# Instruction
Among the lines listed below, count those that include the string "matplotlib", and state only the count.
(begin)
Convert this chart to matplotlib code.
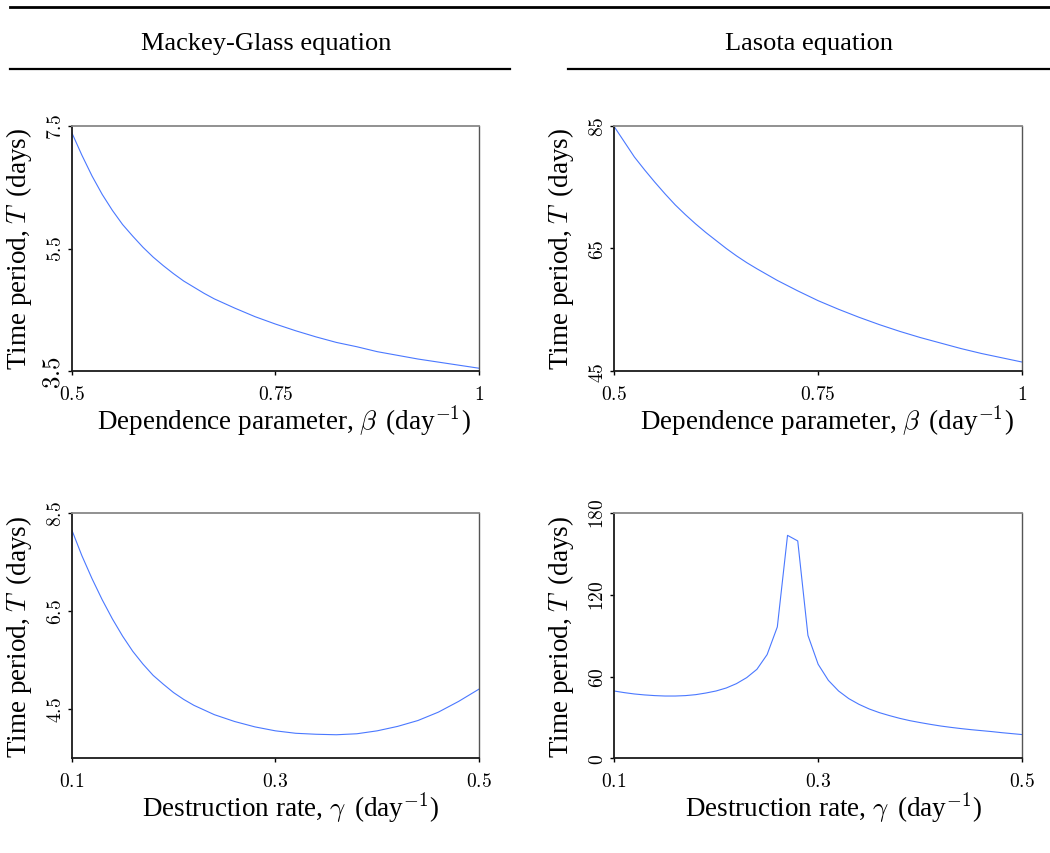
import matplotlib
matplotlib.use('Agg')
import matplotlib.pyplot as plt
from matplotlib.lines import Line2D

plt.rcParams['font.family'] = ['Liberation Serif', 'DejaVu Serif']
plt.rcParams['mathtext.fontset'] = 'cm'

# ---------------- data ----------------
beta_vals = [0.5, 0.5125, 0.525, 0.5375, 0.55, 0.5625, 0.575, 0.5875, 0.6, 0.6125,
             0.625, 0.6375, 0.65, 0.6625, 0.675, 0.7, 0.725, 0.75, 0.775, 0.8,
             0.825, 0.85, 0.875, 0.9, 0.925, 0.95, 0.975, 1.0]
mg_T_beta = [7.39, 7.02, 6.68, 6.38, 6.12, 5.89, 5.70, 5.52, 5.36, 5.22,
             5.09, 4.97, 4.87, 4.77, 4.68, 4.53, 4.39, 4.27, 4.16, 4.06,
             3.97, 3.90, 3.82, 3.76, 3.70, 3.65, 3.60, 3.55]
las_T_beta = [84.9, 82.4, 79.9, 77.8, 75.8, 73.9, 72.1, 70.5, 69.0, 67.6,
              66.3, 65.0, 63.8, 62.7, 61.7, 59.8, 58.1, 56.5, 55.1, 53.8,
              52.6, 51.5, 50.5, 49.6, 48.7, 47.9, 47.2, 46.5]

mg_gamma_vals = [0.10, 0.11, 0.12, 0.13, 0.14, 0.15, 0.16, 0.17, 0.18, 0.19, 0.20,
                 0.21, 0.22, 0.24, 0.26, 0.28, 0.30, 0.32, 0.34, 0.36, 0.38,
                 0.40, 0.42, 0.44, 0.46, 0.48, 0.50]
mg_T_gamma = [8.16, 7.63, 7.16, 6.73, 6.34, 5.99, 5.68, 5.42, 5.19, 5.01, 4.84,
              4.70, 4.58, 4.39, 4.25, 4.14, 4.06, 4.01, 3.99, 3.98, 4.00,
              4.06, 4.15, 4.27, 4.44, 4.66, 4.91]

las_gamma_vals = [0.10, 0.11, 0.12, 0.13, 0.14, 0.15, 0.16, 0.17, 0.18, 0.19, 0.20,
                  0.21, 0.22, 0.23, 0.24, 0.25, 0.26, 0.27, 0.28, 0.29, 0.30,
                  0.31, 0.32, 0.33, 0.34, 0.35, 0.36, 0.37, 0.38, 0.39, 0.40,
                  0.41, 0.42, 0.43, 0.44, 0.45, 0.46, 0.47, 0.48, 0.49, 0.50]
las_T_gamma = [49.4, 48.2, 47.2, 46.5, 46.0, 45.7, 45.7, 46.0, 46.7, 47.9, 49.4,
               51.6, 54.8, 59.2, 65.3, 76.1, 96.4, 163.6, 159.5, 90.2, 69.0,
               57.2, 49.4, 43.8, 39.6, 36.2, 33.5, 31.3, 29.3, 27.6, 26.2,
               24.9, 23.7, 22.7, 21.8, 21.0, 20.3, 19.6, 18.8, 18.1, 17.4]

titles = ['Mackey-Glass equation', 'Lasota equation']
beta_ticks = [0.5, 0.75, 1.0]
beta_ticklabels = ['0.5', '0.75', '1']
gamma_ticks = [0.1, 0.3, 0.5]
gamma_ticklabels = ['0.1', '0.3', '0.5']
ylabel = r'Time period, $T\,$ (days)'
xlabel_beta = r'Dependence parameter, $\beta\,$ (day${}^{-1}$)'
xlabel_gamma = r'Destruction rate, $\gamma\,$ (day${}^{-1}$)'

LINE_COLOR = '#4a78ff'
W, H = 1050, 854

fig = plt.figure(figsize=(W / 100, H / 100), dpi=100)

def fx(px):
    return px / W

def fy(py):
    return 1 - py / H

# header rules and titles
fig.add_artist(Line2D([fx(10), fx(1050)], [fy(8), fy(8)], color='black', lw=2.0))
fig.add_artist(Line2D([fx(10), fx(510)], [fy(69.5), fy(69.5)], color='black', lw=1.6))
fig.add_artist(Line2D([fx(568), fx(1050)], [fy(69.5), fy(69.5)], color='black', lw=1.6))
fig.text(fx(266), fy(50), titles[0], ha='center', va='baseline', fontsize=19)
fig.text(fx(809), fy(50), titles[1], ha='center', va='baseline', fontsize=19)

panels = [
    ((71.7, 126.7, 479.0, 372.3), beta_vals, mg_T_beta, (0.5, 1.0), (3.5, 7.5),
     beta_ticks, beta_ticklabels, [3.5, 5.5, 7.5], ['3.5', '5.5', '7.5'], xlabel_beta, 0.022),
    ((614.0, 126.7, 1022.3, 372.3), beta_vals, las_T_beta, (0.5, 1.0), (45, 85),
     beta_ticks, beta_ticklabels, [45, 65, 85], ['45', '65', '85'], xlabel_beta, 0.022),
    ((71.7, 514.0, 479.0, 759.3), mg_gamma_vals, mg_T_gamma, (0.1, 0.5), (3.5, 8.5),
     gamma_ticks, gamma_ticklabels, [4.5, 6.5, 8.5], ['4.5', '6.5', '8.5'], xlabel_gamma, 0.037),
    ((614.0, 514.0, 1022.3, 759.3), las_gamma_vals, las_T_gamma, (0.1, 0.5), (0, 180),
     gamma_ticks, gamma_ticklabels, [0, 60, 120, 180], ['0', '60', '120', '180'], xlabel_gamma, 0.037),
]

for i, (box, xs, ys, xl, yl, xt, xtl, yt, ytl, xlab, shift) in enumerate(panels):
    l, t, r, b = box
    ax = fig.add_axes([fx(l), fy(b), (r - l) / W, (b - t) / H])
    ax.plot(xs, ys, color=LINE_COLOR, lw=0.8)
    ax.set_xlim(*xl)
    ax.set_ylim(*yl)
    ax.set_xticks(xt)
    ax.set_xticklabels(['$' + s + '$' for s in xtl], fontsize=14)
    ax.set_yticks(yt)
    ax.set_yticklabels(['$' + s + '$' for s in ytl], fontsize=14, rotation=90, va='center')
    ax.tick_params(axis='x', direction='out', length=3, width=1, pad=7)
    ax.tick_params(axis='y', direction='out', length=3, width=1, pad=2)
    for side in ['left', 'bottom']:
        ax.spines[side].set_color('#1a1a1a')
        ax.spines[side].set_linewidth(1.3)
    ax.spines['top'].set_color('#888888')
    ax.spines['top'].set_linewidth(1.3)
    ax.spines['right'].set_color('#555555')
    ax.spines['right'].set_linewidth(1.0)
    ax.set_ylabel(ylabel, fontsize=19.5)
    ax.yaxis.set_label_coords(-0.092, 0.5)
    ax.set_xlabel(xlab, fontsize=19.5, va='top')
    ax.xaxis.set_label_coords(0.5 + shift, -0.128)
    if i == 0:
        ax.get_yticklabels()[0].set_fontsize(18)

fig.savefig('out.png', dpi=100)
(end)
# Answer
5